Raw data:
# # # # #

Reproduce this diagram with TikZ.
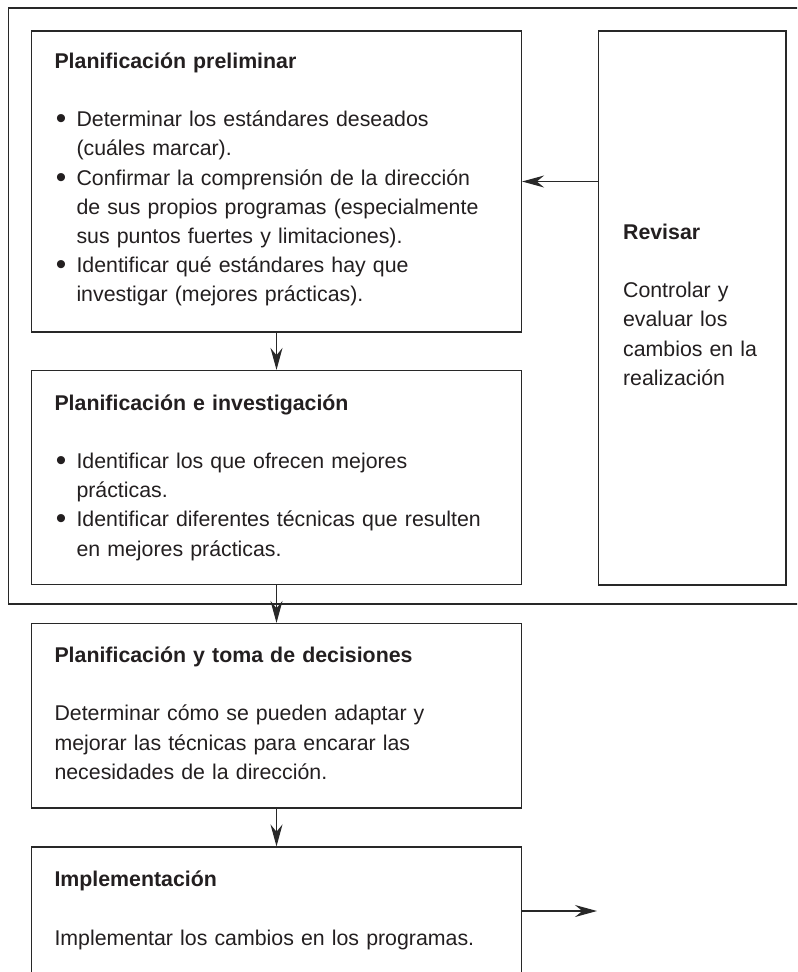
\documentclass[tikz,border=0pt]{standalone}
\usepackage{fontspec}
\usepackage{graphicx}
\setmainfont{Liberation Sans}
\usetikzlibrary{arrows.meta}

\definecolor{inkline}{RGB}{40,40,40}
\definecolor{inktext}{RGB}{35,31,32}

\tikzset{every picture/.style={line width=0.75pt}}
\tikzset{
  stagebox/.style={draw=inkline, line width=0.9pt, inner sep=0pt},
  stagetext/.style={anchor=base west, inner sep=0pt, align=left, text=inktext,
    font=\fontsize{16}{21.9}\selectfont},
  flow/.style={draw=inkline, line width=0.9pt, -{Stealth[length=16.5pt,width=9pt,inset=5.5pt]}},
}
\newcommand{\itm}{\makebox[16.5pt][l]{\hspace{1pt}\raisebox{-1.6pt}{\scalebox{1.4}{\textbullet}}}}
\newcommand{\cont}{\hspace*{16.5pt}}

\begin{document}
\begin{tikzpicture}[x=0.75pt,y=0.75pt,yscale=-1,xscale=1]
	\useasboundingbox (0,0) rectangle (797,972);
	\clip (0,0) rectangle (797,972);
	
	%Shape: Rectangle [outer frame]
	\node (frame) [stagebox, minimum width=598.125pt, minimum height=447pt] at (407.25,306) {};
	%Shape: Rectangle [preliminar]
	\node (prelim) [stagebox, fill=white, minimum width=367.5pt, minimum height=225.75pt] at (276.5,181.5) {};
	%Shape: Rectangle [revisar]
	\node (rev) [stagebox, fill=white, minimum width=140.625pt, minimum height=415.5pt] at (692.25,308) {};
	%Shape: Rectangle [investigacion]
	\node (invest) [stagebox, fill=white, minimum width=367.5pt, minimum height=160.5pt] at (276.5,477.5) {};
	%Shape: Rectangle [decisiones]
	\node (decide) [stagebox, fill=white, minimum width=367.5pt, minimum height=138.375pt] at (276.5,715.75) {};
	%Shape: Rectangle [implementacion]
	\node (impl) [stagebox, fill=white, minimum width=367.5pt, minimum height=96pt] at (276.5,911) {};
	
	%Straight Lines
	\draw [flow] (prelim.east -| rev.west) -- (prelim.east) ;
	%Straight Lines
	\draw [flow] (prelim.south) -- (invest.north) ;
	%Straight Lines
	\draw [flow] (invest.south) -- (decide.north) ;
	%Straight Lines
	\draw [flow] (decide.south) -- (impl.north) ;
	%Straight Lines
	\coordinate (out) at (597,911) ;
	\draw [flow] (impl.east) -- (out) ;
	
	% Text Node
	\node (prelimtxt) [stagetext, text width=340pt] at (54,68.3) {\textbf{Planificación preliminar}\\[21.9pt]
		\itm Determinar los estándares deseados\\
		\cont (cuáles marcar).\\
		\itm Confirmar la comprensión de la dirección\\
		\cont de sus propios programas (especialmente\\
		\cont sus puntos fuertes y limitaciones).\\
		\itm Identificar qué estándares hay que\\
		\cont investigar (mejores prácticas).};
	% Text Node
	\node (investtxt) [stagetext, text width=340pt] at (54,410) {\textbf{Planificación e investigación}\\[21.9pt]
		\itm Identificar los que ofrecen mejores\\
		\cont prácticas.\\
		\itm Identificar diferentes técnicas que resulten\\
		\cont en mejores prácticas.};
	% Text Node
	\node (revtxt) [stagetext, text width=120pt] at (622.6,239.3) {\textbf{Revisar}\\[21.9pt]
		Controlar y\\
		evaluar los\\
		cambios en la\\
		realización};
	% Text Node
	\node (decidetxt) [stagetext, text width=340pt] at (54,662.5) {\textbf{Planificación y toma de decisiones}\\[21.9pt]
		Determinar cómo se pueden adaptar y\\
		mejorar las técnicas para encarar las\\
		necesidades de la dirección.};
	% Text Node
	\node (impltxt) [stagetext, text width=340pt] at (54,886.7) {\textbf{Implementación}\\[21.9pt]
		Implementar los cambios en los programas.};
	
\end{tikzpicture}
\end{document}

# # # # #

What is expected:
Retype the data above exactly; pictures are not part of the copy.

Exercise answer:
Reproduce this diagram with TikZ.
\documentclass[tikz,border=0pt]{standalone}
\usepackage{fontspec}
\usepackage{graphicx}
\setmainfont{Liberation Sans}
\usetikzlibrary{arrows.meta}

\definecolor{inkline}{RGB}{40,40,40}
\definecolor{inktext}{RGB}{35,31,32}

\tikzset{every picture/.style={line width=0.75pt}}
\tikzset{
  stagebox/.style={draw=inkline, line width=0.9pt, inner sep=0pt},
  stagetext/.style={anchor=base west, inner sep=0pt, align=left, text=inktext,
    font=\fontsize{16}{21.9}\selectfont},
  flow/.style={draw=inkline, line width=0.9pt, -{Stealth[length=16.5pt,width=9pt,inset=5.5pt]}},
}
\newcommand{\itm}{\makebox[16.5pt][l]{\hspace{1pt}\raisebox{-1.6pt}{\scalebox{1.4}{\textbullet}}}}
\newcommand{\cont}{\hspace*{16.5pt}}

\begin{document}
\begin{tikzpicture}[x=0.75pt,y=0.75pt,yscale=-1,xscale=1]
	\useasboundingbox (0,0) rectangle (797,972);
	\clip (0,0) rectangle (797,972);
	
	%Shape: Rectangle [outer frame]
	\node (frame) [stagebox, minimum width=598.125pt, minimum height=447pt] at (407.25,306) {};
	%Shape: Rectangle [preliminar]
	\node (prelim) [stagebox, fill=white, minimum width=367.5pt, minimum height=225.75pt] at (276.5,181.5) {};
	%Shape: Rectangle [revisar]
	\node (rev) [stagebox, fill=white, minimum width=140.625pt, minimum height=415.5pt] at (692.25,308) {};
	%Shape: Rectangle [investigacion]
	\node (invest) [stagebox, fill=white, minimum width=367.5pt, minimum height=160.5pt] at (276.5,477.5) {};
	%Shape: Rectangle [decisiones]
	\node (decide) [stagebox, fill=white, minimum width=367.5pt, minimum height=138.375pt] at (276.5,715.75) {};
	%Shape: Rectangle [implementacion]
	\node (impl) [stagebox, fill=white, minimum width=367.5pt, minimum height=96pt] at (276.5,911) {};
	
	%Straight Lines
	\draw [flow] (prelim.east -| rev.west) -- (prelim.east) ;
	%Straight Lines
	\draw [flow] (prelim.south) -- (invest.north) ;
	%Straight Lines
	\draw [flow] (invest.south) -- (decide.north) ;
	%Straight Lines
	\draw [flow] (decide.south) -- (impl.north) ;
	%Straight Lines
	\coordinate (out) at (597,911) ;
	\draw [flow] (impl.east) -- (out) ;
	
	% Text Node
	\node (prelimtxt) [stagetext, text width=340pt] at (54,68.3) {\textbf{Planificación preliminar}\\[21.9pt]
		\itm Determinar los estándares deseados\\
		\cont (cuáles marcar).\\
		\itm Confirmar la comprensión de la dirección\\
		\cont de sus propios programas (especialmente\\
		\cont sus puntos fuertes y limitaciones).\\
		\itm Identificar qué estándares hay que\\
		\cont investigar (mejores prácticas).};
	% Text Node
	\node (investtxt) [stagetext, text width=340pt] at (54,410) {\textbf{Planificación e investigación}\\[21.9pt]
		\itm Identificar los que ofrecen mejores\\
		\cont prácticas.\\
		\itm Identificar diferentes técnicas que resulten\\
		\cont en mejores prácticas.};
	% Text Node
	\node (revtxt) [stagetext, text width=120pt] at (622.6,239.3) {\textbf{Revisar}\\[21.9pt]
		Controlar y\\
		evaluar los\\
		cambios en la\\
		realización};
	% Text Node
	\node (decidetxt) [stagetext, text width=340pt] at (54,662.5) {\textbf{Planificación y toma de decisiones}\\[21.9pt]
		Determinar cómo se pueden adaptar y\\
		mejorar las técnicas para encarar las\\
		necesidades de la dirección.};
	% Text Node
	\node (impltxt) [stagetext, text width=340pt] at (54,886.7) {\textbf{Implementación}\\[21.9pt]
		Implementar los cambios en los programas.};
	
\end{tikzpicture}
\end{document}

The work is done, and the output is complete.